Part-owner Jeff Carpenter says the menu is a greatest hits of family recipes and dishes swiped from other country clubs he has worked at in Florida and the Midwest.

“We try to make it as fresh as possible,” he said. “I think you can taste the difference.”

The “Fairway” Philly Dip ($9), far from being a standard pub cheesesteak, came mounded with moist, flavorful braised prime rib on a chewy, toasted roll and bedecked in a golfer’s plaid of red, yellow and green peppers with slivers of grilled onion and tiny, fresh mushrooms. It wasn’t too oily. It wasn’t too salty. And most important, it wasn’t too miserly with the meat.

Just as generous is the “Dogleg” Pork Tenderloin sandwich ($8), a breaded pork cutlet the size of a golf cap, hanging off all sides of a humble bun. It is crisp, moist and tender, with tart pickles and very good homemade potato chips on the side.
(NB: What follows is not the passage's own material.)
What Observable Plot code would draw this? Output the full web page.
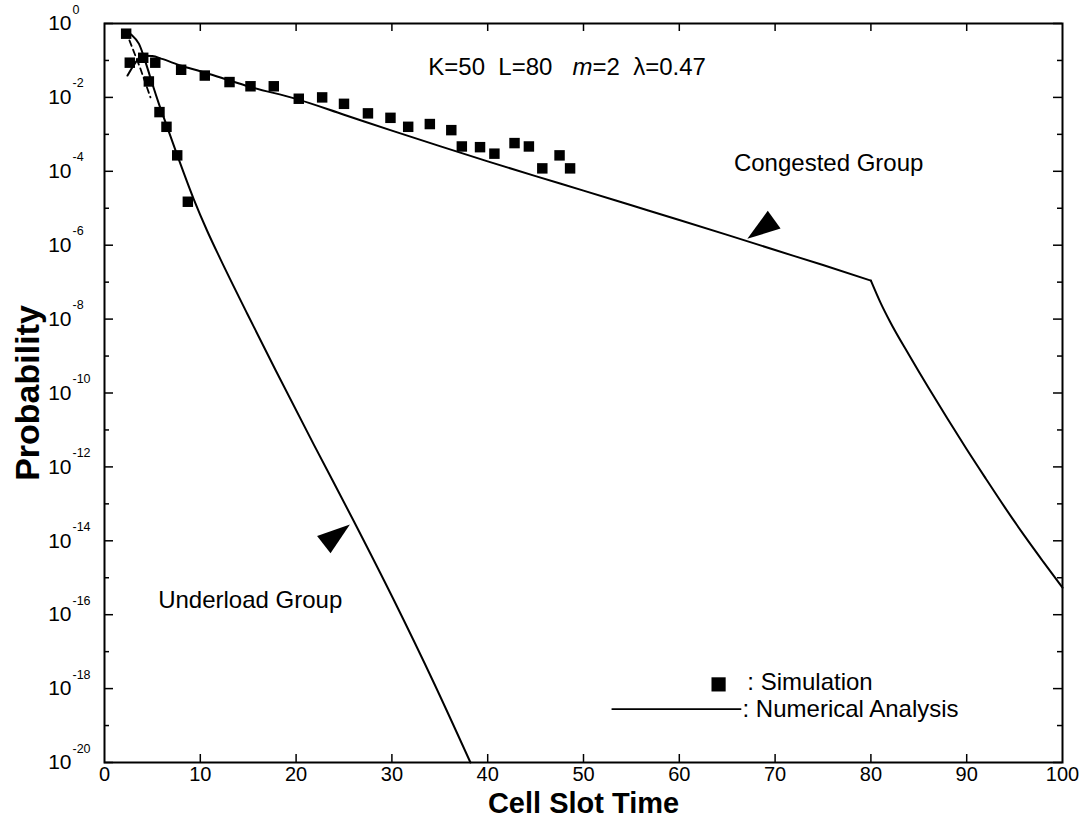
<!DOCTYPE html>
<html>
<head>
<meta charset="utf-8">
<script src="https://cdn.jsdelivr.net/npm/d3@7"></script>
<script src="https://cdn.jsdelivr.net/npm/@observablehq/plot@0.6"></script>
<style>
  html, body { margin: 0; padding: 0; background: #fff; }
  #chart svg { display: block; }
</style>
</head>
<body>
<div id="chart"></div>
<script>
// ---------------- data ----------------
// Numerical analysis, underload group
const underX = [2.0, 2.8, 3.6, 4.45, 5.0, 5.67, 6.5, 7.6, 9.3, 10.7, 12.1, 14.9, 17.85, 21.85, 26.0, 30.2, 34.4, 38.2];
const underP = [0.66, 0.5, 0.28, 6.6e-2, 2.3e-2, 6.8e-3, 1.7e-3, 2.7e-4, 1.8e-5, 2.5e-6, 4.2e-7, 1.4e-8, 4.2e-10, 4.0e-12, 3.5e-14, 2.5e-16, 1.4e-18, 1e-20];

// Numerical analysis, congested group
const congX = [2.4, 3.2, 3.9, 5.0, 6.0, 8.0, 10, 12.5, 15, 20, 25, 30, 35, 40, 45, 50, 55, 60, 65, 70, 75, 80, 81, 82, 84, 86, 88, 90, 92, 94, 96, 98, 100];
const congP = [3.9e-2, 8.5e-2, 1.35e-1, 1.32e-1, 1.1e-1, 7.2e-2, 5.1e-2, 3.2e-2, 2.0e-2, 9.1e-3, 3.4e-3, 1.26e-3, 4.8e-4, 1.86e-4, 7.4e-5, 3.0e-5, 1.2e-5, 4.8e-6, 1.9e-6, 7.4e-7, 2.9e-7, 1.1e-7, 2.8e-8, 8.5e-9, 1.05e-9, 1.4e-10, 2.0e-11, 3.0e-12, 4.8e-13, 7.9e-14, 1.4e-14, 2.7e-15, 5.4e-16];

// Short dashed curve near the origin
const dashX = [2.6, 3.7, 4.8];
const dashP = [0.35, 6.5e-2, 1.0e-2];

// Simulation points
const simUnderX = [2.26, 4.04, 4.63, 5.74, 6.47, 7.59, 8.7];
const simUnderP = [0.53, 0.118, 0.027, 0.004, 0.0016, 2.7e-4, 1.5e-5];
const simCongX = [2.64, 5.3, 8.0, 10.47, 13.05, 15.24, 17.67, 20.28, 22.72, 25.0, 27.5, 29.85, 31.7, 33.96, 36.2, 37.3, 39.2, 40.7, 42.8, 44.3, 45.7, 47.5, 48.6];
const simCongP = [0.087, 0.087, 0.056, 0.039, 0.026, 0.02, 0.02, 0.0092, 0.010, 0.0067, 0.0037, 0.0028, 0.0016, 0.0019, 0.0013, 4.7e-4, 4.5e-4, 3.0e-4, 5.8e-4, 4.7e-4, 1.2e-4, 2.7e-4, 1.2e-4];

// Axis ticks
const xTicks = [0, 10, 20, 30, 40, 50, 60, 70, 80, 90, 100];
const xInnerTicks = [10, 20, 30, 40, 50, 60, 70, 80, 90];
const yMajor = [1, 1e-2, 1e-4, 1e-6, 1e-8, 1e-10, 1e-12, 1e-14, 1e-16, 1e-18, 1e-20];
const yMajorExp = ["0", "-2", "-4", "-6", "-8", "-10", "-12", "-14", "-16", "-18", "-20"];
const yMinor = [1e-1, 1e-3, 1e-5, 1e-7, 1e-9, 1e-11, 1e-13, 1e-15, 1e-17, 1e-19];

// Annotations (data coordinates)
const labelX = [33.8, 65.7, 5.6, 67.1, 66.6];
const labelP = [6.6e-2, 1.6e-4, 2.5e-16, 1.5e-18, 2.8e-19];
const labelText = ["K=50\u00a0\u00a0L=80\u00a0\u00a0\u00a0m=2\u00a0\u00a0λ=0.47", "Congested Group", "Underload Group", ": Simulation", ": Numerical Analysis"];
const legendSquare = [{x: 64.1, p: 1.3e-18}];
const legendLine = [{x: 53.0, p: 2.8e-19}, {x: 66.4, p: 2.8e-19}];
const arrowCong = [{x: 68.97, p: 3.3e-6}];
const arrowUnder = [{x: 23.8, p: 1.2e-14}];

// ---------------- build ----------------
const rows = (xs, ps) => xs.map((x, i) => ({x, p: ps[i]}));
const W = 1088, H = 827;
const M = {top: 23, right: 26, bottom: 65, left: 104};
const iw = W - M.left - M.right;
const ih = H - M.top - M.bottom;

const arrowHead = {
  draw(ctx) {
    ctx.moveTo(22, 0);
    ctx.lineTo(-11, -11);
    ctx.lineTo(-11, 11);
    ctx.closePath();
  }
};

const labels = labelX.map((x, i) => ({x, p: labelP[i], text: labelText[i]}));
const congRows = rows(congX, congP);

const chart = Plot.plot({
  width: W,
  height: H,
  marginTop: M.top,
  marginRight: M.right,
  marginBottom: M.bottom,
  marginLeft: M.left,
  style: {fontFamily: "'Liberation Sans', Arial, Helvetica, sans-serif", background: "#fff", color: "#000"},
  x: {type: "linear", domain: [0, 100], axis: null},
  y: {type: "log", domain: [1e-20, 1], axis: null},
  marks: [
    Plot.frame({stroke: "#000", strokeWidth: 2}),
    // x ticks (bottom + top, inward)
    Plot.tickX(xInnerTicks, {x: d => d, insetTop: ih - 8, stroke: "#000", strokeWidth: 1.5}),
    Plot.tickX(xInnerTicks, {x: d => d, insetBottom: ih - 8, stroke: "#000", strokeWidth: 1.5}),
    // y ticks (left + right, inward)
    Plot.tickY(yMajor, {y: d => d, insetRight: iw - 9, stroke: "#000", strokeWidth: 1.5}),
    Plot.tickY(yMinor, {y: d => d, insetRight: iw - 5, stroke: "#000", strokeWidth: 1.5}),
    Plot.tickY(yMajor, {y: d => d, insetLeft: iw - 9, stroke: "#000", strokeWidth: 1.5}),
    Plot.tickY(yMinor, {y: d => d, insetLeft: iw - 5, stroke: "#000", strokeWidth: 1.5}),
    // x tick labels
    Plot.text(xTicks, {x: d => d, frameAnchor: "bottom", dy: 18, text: d => String(d), textAnchor: "middle", fontSize: 20, fill: "#000"}),
    // y tick labels: 10 with superscript exponent
    Plot.text(yMajor, {y: d => d, frameAnchor: "left", dx: -33, text: () => "10", textAnchor: "end", fontSize: 21, fill: "#000"}),
    Plot.text(yMajor, {y: d => d, frameAnchor: "left", dx: -32, dy: -14, text: (d, i) => yMajorExp[i], textAnchor: "start", fontSize: 12.5, fill: "#000"}),
    // axis titles
    Plot.text(["Cell Slot Time"], {frameAnchor: "bottom", dy: 50, text: d => d, textAnchor: "middle", fontSize: 29, fontWeight: "bold", fill: "#000"}),
    Plot.text(["Probability"], {frameAnchor: "left", dx: -76, rotate: -90, text: d => d, textAnchor: "middle", fontSize: 34, fontWeight: "bold", fill: "#000"}),
    // curves
    Plot.line(rows(underX, underP), {x: "x", y: "p", stroke: "#000", strokeWidth: 2, curve: "monotone-x"}),
    Plot.line(congRows.filter(d => d.x <= 80), {x: "x", y: "p", stroke: "#000", strokeWidth: 2, curve: "monotone-x"}),
    Plot.line(congRows.filter(d => d.x >= 80), {x: "x", y: "p", stroke: "#000", strokeWidth: 2, curve: "monotone-x"}),
    Plot.line(rows(dashX, dashP), {x: "x", y: "p", stroke: "#000", strokeWidth: 1.8, strokeDasharray: "6,4"}),
    // simulation squares
    Plot.dot(rows(simUnderX, simUnderP), {x: "x", y: "p", symbol: "square", r: 5.9, fill: "#000", stroke: "none"}),
    Plot.dot(rows(simCongX, simCongP), {x: "x", y: "p", symbol: "square", r: 5.9, fill: "#000", stroke: "none"}),
    // arrows
    Plot.dot(arrowCong, {x: "x", y: "p", symbol: arrowHead, rotate: 144.4, fill: "#000", stroke: "none"}),
    Plot.dot(arrowUnder, {x: "x", y: "p", symbol: arrowHead, rotate: -37.7, fill: "#000", stroke: "none"}),
    // legend
    Plot.dot(legendSquare, {x: "x", y: "p", symbol: "square", r: 8, fill: "#000", stroke: "none"}),
    Plot.line(legendLine, {x: "x", y: "p", stroke: "#000", strokeWidth: 1.8}),
    // labels
    Plot.text(labels, {x: "x", y: "p", text: "text", textAnchor: "start", fontSize: 24, fill: "#000"})
  ]
});

document.getElementById("chart").appendChild(chart);

// italic "m" in the parameter label
d3.select(chart).selectAll("text")
  .filter(function () { return this.textContent.startsWith("K=50"); })
  .each(function () {
    const t = d3.select(this);
    t.text(null);
    t.append("tspan").text("K=50\u00a0\u00a0L=80\u00a0\u00a0\u00a0");
    t.append("tspan").attr("font-style", "italic").text("m");
    t.append("tspan").text("=2\u00a0\u00a0λ=0.47");
  });
</script>
</body>
</html>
Diners also have the choice of shoestring fries or Onion Chips — basically a quarter of an onion ring — as a side. The fries are freshly cut, and when they are good they sing with real potato flavor. But just as often they are limp and oily.

The Onion Chips are heavily breaded but cooked through so diners never have to have a tooth tug of war with the onion.

Salads here are standard and beside the point. But pizzas ($8.25-$19) go well beyond expectations. Both dough and sauce are made from scratch and piled with unexpected toppings like spicy Capicola, Gouda, Kalamata olives and grilled chicken. The pizzas are baked on a stone dusted with sea salt until the thin crust is crisp but not dry — pleasantly chewy. The cheese is lightly browned and the toppings are not overdone. These pizzas are good enough to take out if you live in the neighborhood.

Service sometimes hooks toward being too cutesy or slices toward neglect. Drinks go unfilled, checks sometimes are slow to arrive. But there is enough promise in Legends that some of the lousy shots deserve a do-over — a mulligan in golf parlance. It won’t take much to get right down the fairway.